— Begin Records supplied —
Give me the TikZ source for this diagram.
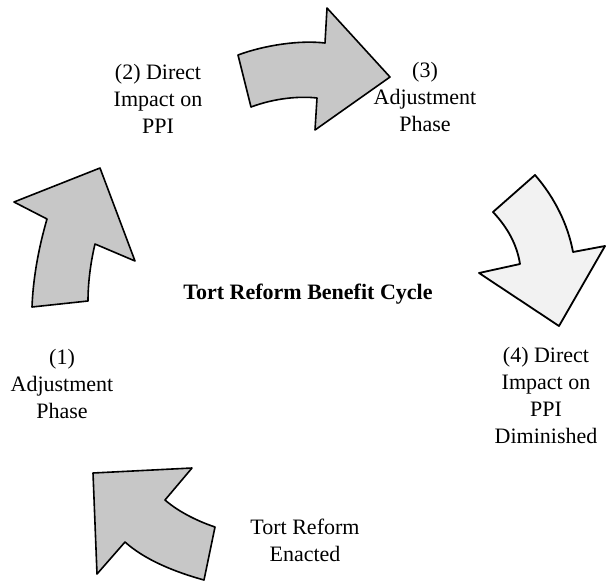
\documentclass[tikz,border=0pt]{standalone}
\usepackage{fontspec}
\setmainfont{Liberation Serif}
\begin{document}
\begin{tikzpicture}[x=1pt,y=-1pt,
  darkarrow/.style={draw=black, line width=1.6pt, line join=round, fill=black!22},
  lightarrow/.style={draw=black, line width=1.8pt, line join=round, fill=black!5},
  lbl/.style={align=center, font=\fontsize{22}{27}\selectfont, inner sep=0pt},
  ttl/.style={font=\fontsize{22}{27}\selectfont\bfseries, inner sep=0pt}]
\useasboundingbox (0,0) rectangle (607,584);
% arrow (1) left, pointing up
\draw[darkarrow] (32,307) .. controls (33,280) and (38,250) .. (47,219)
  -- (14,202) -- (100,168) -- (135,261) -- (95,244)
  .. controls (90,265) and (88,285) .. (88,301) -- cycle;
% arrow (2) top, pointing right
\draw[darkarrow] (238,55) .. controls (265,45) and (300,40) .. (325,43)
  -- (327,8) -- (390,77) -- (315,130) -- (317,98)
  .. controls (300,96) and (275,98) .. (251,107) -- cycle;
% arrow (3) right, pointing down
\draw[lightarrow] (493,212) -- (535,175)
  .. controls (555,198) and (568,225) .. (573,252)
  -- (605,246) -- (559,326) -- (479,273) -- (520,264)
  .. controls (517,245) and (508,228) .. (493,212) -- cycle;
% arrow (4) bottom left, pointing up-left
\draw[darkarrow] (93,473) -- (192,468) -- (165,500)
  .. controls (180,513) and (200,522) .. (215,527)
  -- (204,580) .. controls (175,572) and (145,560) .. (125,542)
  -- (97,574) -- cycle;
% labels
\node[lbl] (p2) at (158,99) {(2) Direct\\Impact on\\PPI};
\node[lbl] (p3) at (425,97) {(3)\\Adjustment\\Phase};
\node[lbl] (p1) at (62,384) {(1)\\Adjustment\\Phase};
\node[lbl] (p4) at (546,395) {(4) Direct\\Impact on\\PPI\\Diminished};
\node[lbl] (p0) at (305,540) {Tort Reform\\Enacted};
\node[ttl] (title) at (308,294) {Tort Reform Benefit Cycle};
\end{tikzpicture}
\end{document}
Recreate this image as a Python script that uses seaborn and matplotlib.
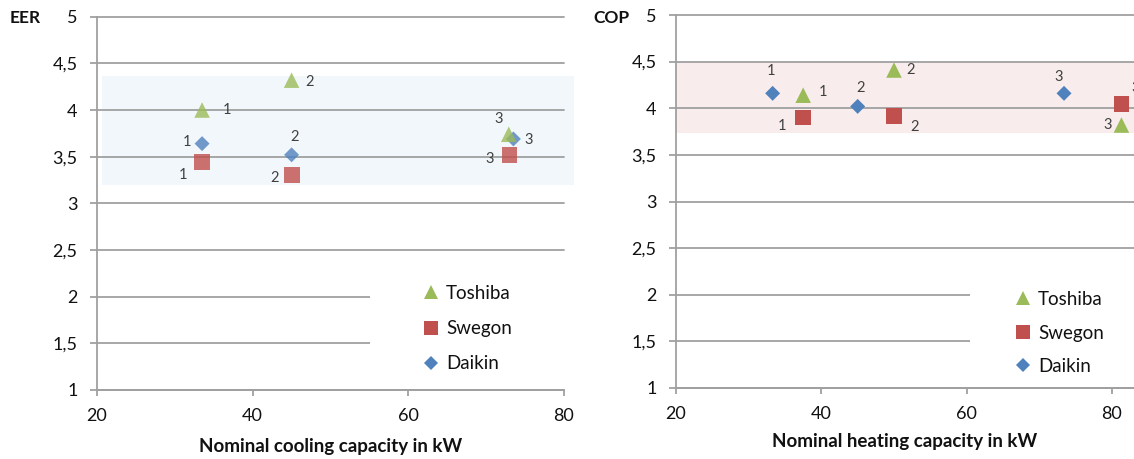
— End Records supplied —
- **Request**:
The records above are to be reproduced exactly; the pictures are to be left out.

- **Correct output**:
Give me the TikZ source for this diagram.
\documentclass[tikz,border=0pt]{standalone}
\usepackage{fontspec}
\setmainfont{Liberation Serif}
\begin{document}
\begin{tikzpicture}[x=1pt,y=-1pt,
  darkarrow/.style={draw=black, line width=1.6pt, line join=round, fill=black!22},
  lightarrow/.style={draw=black, line width=1.8pt, line join=round, fill=black!5},
  lbl/.style={align=center, font=\fontsize{22}{27}\selectfont, inner sep=0pt},
  ttl/.style={font=\fontsize{22}{27}\selectfont\bfseries, inner sep=0pt}]
\useasboundingbox (0,0) rectangle (607,584);
% arrow (1) left, pointing up
\draw[darkarrow] (32,307) .. controls (33,280) and (38,250) .. (47,219)
  -- (14,202) -- (100,168) -- (135,261) -- (95,244)
  .. controls (90,265) and (88,285) .. (88,301) -- cycle;
% arrow (2) top, pointing right
\draw[darkarrow] (238,55) .. controls (265,45) and (300,40) .. (325,43)
  -- (327,8) -- (390,77) -- (315,130) -- (317,98)
  .. controls (300,96) and (275,98) .. (251,107) -- cycle;
% arrow (3) right, pointing down
\draw[lightarrow] (493,212) -- (535,175)
  .. controls (555,198) and (568,225) .. (573,252)
  -- (605,246) -- (559,326) -- (479,273) -- (520,264)
  .. controls (517,245) and (508,228) .. (493,212) -- cycle;
% arrow (4) bottom left, pointing up-left
\draw[darkarrow] (93,473) -- (192,468) -- (165,500)
  .. controls (180,513) and (200,522) .. (215,527)
  -- (204,580) .. controls (175,572) and (145,560) .. (125,542)
  -- (97,574) -- cycle;
% labels
\node[lbl] (p2) at (158,99) {(2) Direct\\Impact on\\PPI};
\node[lbl] (p3) at (425,97) {(3)\\Adjustment\\Phase};
\node[lbl] (p1) at (62,384) {(1)\\Adjustment\\Phase};
\node[lbl] (p4) at (546,395) {(4) Direct\\Impact on\\PPI\\Diminished};
\node[lbl] (p0) at (305,540) {Tort Reform\\Enacted};
\node[ttl] (title) at (308,294) {Tort Reform Benefit Cycle};
\end{tikzpicture}
\end{document}
Recreate this image as a Python script that uses seaborn and matplotlib.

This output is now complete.